If your gifting operations are still manual — copy-pasting addresses, creating draft orders by hand — the Klaviyo integration will feel premature. Get the gifting workflow itself automated first, then layer in the CRM. The two systems are much easier to connect when the upstream data is already structured.
If you want a gifting tool that creates tagged Shopify draft orders out of the box, Seed handles the end-to-end flow — branded link, self-serve address collection, per-campaign caps, fraud checks — so the data that lands in your Shopify admin is already in the shape Klaviyo expects. Start a free gifting campaign and see whether your next product send generates cleaner creator data than your last one.
Frequently asked questions
Can Klaviyo natively pull in Shopify draft orders?
Klaviyo syncs placed orders and customer profiles automatically via the Shopify integration, but draft orders are not synced by default. You need to either convert drafts to orders or push creator data into Klaviyo manually via the API or a tool like Zapier when the draft is created.
What Klaviyo segment should gifted creators go into?
Create a dedicated segment filtered on the custom property gifted_creator: true or on list membership if you used list-based enrollment. Keep gifted creators separate from paying customers — their purchase intent, LTV, and messaging needs are different.
How long should a post-gifting Klaviyo flow be?

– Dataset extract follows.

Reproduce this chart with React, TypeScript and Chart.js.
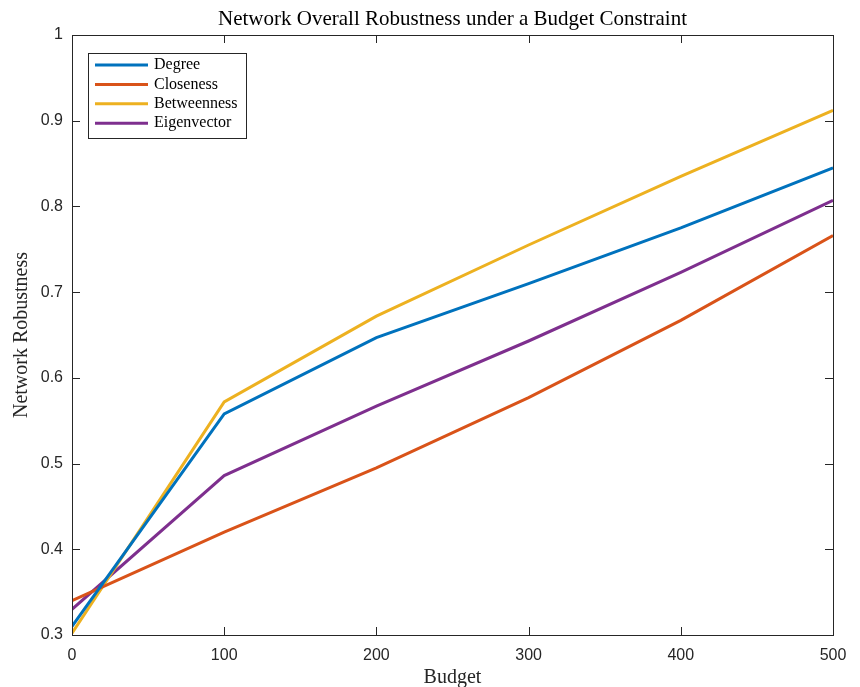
import React, { useEffect, useRef } from "react";
import { Chart, registerables } from "chart.js";

Chart.register(...registerables);

const budgets = [0, 100, 200, 300, 400, 500];
const degree = [0.310, 0.558, 0.647, 0.710, 0.775, 0.845];
const closeness = [0.340, 0.420, 0.495, 0.577, 0.667, 0.766];
const betweenness = [0.302, 0.572, 0.672, 0.755, 0.835, 0.912];
const eigenvector = [0.330, 0.486, 0.567, 0.643, 0.723, 0.807];

const seriesNames = ["Degree", "Closeness", "Betweenness", "Eigenvector"];
const seriesColors = ["#0072BD", "#D95319", "#EDB120", "#7E2F8E"];
const xTicks = [0, 100, 200, 300, 400, 500];
const yTicks = [0.3, 0.4, 0.5, 0.6, 0.7, 0.8, 0.9, 1.0];

const titleText = "Network Overall Robustness under a Budget Constraint";
const xLabel = "Budget";
const yLabel = "Network Robustness";

const AX = "#262626";
const SERIF = "'Liberation Serif', 'DejaVu Serif', serif";
const SANS = "'Liberation Sans', Arial, sans-serif";

const matlabPlugin = {
  id: "matlabAxes",
  afterDraw(chart: any) {
    const ctx = chart.ctx;
    const { left, right, top, bottom } = chart.chartArea;
    const xs = chart.scales.x;
    const ys = chart.scales.y;
    ctx.save();
    // box
    ctx.strokeStyle = AX;
    ctx.lineWidth = 1;
    ctx.strokeRect(Math.round(left) + 0.5, Math.round(top) + 0.5, Math.round(right - left), Math.round(bottom - top));
    const tl = 8;
    ctx.beginPath();
    xTicks.forEach((v) => {
      const px = Math.round(xs.getPixelForValue(v)) + 0.5;
      ctx.moveTo(px, bottom);
      ctx.lineTo(px, bottom - tl);
      ctx.moveTo(px, top);
      ctx.lineTo(px, top + tl);
    });
    yTicks.forEach((v) => {
      const py = Math.round(ys.getPixelForValue(v)) + 0.5;
      ctx.moveTo(left, py);
      ctx.lineTo(left + tl, py);
      ctx.moveTo(right, py);
      ctx.lineTo(right - tl, py);
    });
    ctx.stroke();

    // title
    ctx.fillStyle = "#000";
    ctx.font = `21px ${SERIF}`;
    ctx.textAlign = "center";
    ctx.textBaseline = "middle";
    ctx.fillText(titleText, (left + right) / 2, 19);

    // axis labels
    ctx.font = `20px ${SERIF}`;
    ctx.fillStyle = AX;
    ctx.fillText(xLabel, (left + right) / 2, 678);
    ctx.save();
    ctx.translate(22, (top + bottom) / 2);
    ctx.rotate(-Math.PI / 2);
    ctx.fillText(yLabel, 0, 0);
    ctx.restore();

    // legend
    const lx = left + 16;
    const ly = top + 18;
    const lw = 158;
    const lh = 85;
    ctx.fillStyle = "#fff";
    ctx.fillRect(lx, ly, lw, lh);
    ctx.strokeStyle = AX;
    ctx.lineWidth = 1;
    ctx.strokeRect(Math.round(lx) + 0.5, Math.round(ly) + 0.5, lw, lh);
    ctx.font = `16px ${SERIF}`;
    ctx.textAlign = "left";
    ctx.textBaseline = "middle";
    chart.data.datasets.forEach((ds: any, i: number) => {
      const ry = ly + 12 + i * 19.4;
      ctx.strokeStyle = ds.borderColor;
      ctx.lineWidth = 3;
      ctx.beginPath();
      ctx.moveTo(lx + 7, ry);
      ctx.lineTo(lx + 60, ry);
      ctx.stroke();
      ctx.fillStyle = "#000";
      ctx.fillText(ds.label, lx + 66, ry);
    });
    ctx.restore();
  },
};

export default function App() {
  const ref = useRef<HTMLCanvasElement | null>(null);
  useEffect(() => {
    document.body.style.margin = "0";
    const series = [degree, closeness, betweenness, eigenvector];
    const chart = new Chart(ref.current as HTMLCanvasElement, {
      type: "line",
      data: {
        datasets: series.map((vals, i) => ({
          label: seriesNames[i],
          data: budgets.map((b, j) => ({ x: b, y: vals[j] })),
          borderColor: seriesColors[i],
          backgroundColor: seriesColors[i],
          borderWidth: 3,
          pointRadius: 0,
          tension: 0,
          fill: false,
        })),
      },
      options: {
        responsive: false,
        animation: false,
        devicePixelRatio: 1,
        layout: { padding: { top: 35, right: 27, left: 0, bottom: 0 } },
        plugins: {
          legend: { display: false },
          title: { display: false },
          tooltip: { enabled: false },
        },
        scales: {
          x: {
            type: "linear",
            min: 0,
            max: 500,
            afterFit: (s: any) => {
              s.height = 52;
            },
            afterBuildTicks: (s: any) => {
              s.ticks = xTicks.map((v) => ({ value: v }));
            },
            grid: { display: false, drawTicks: false },
            border: { display: false },
            ticks: {
              color: AX,
              font: { family: SANS, size: 16 },
              padding: 11,
              maxRotation: 0,
              autoSkip: false,
            },
          },
          y: {
            type: "linear",
            min: 0.3,
            max: 1,
            afterFit: (s: any) => {
              s.width = 72;
            },
            afterBuildTicks: (s: any) => {
              s.ticks = yTicks.map((v) => ({ value: v }));
            },
            grid: { display: false, drawTicks: false },
            border: { display: false },
            ticks: {
              color: AX,
              font: { family: SANS, size: 16 },
              padding: 9,
              autoSkip: false,
              callback: (v: any) => String(Number(Number(v).toFixed(1))),
            },
          },
        },
      },
      plugins: [matlabPlugin],
    });
    return () => chart.destroy();
  }, []);
  return <canvas ref={ref} width={860} height={687} style={{ display: "block" }} />;
}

Three to five emails over 21-28 days is a reasonable default. Email 1 confirms shipment, email 2 follows up once the package has likely arrived (day 7-10), email 3 asks for content or a review around day 14, and a final email at day 21-28 closes the loop with a discount code for a real purchase.
Should I use a Klaviyo flow or a campaign for creator follow-up?
Use a flow triggered by the custom event (gift sent or draft order created) rather than a one-time campaign. Flows fire individually as each creator enters, so a micro-influencer you gift in week 3 gets the same sequence as one gifted in week 1 without you manually scheduling anything.
What custom properties should I store on a Klaviyo profile for gifted creators?
At minimum: gifted_creator (boolean), gift_campaign (string, e.g. summer-launch-2026), gifted_sku (the variant gifted), gift_date, and instagram_handle or tiktok_handle. This lets you segment by campaign, by product, and by platform when you want to send targeted follow-ups.
Can I track whether a gifted creator actually posted using Klaviyo?
Klaviyo itself does not scrape social platforms, so you will need to mark post status externally — in a Shopify metafield, a Notion table, or a spreadsheet — and then sync that back to Klaviyo as a profile property (e.g. content_posted: true). Once that property exists you can suppress the follow-up ask emails for creators who have already posted.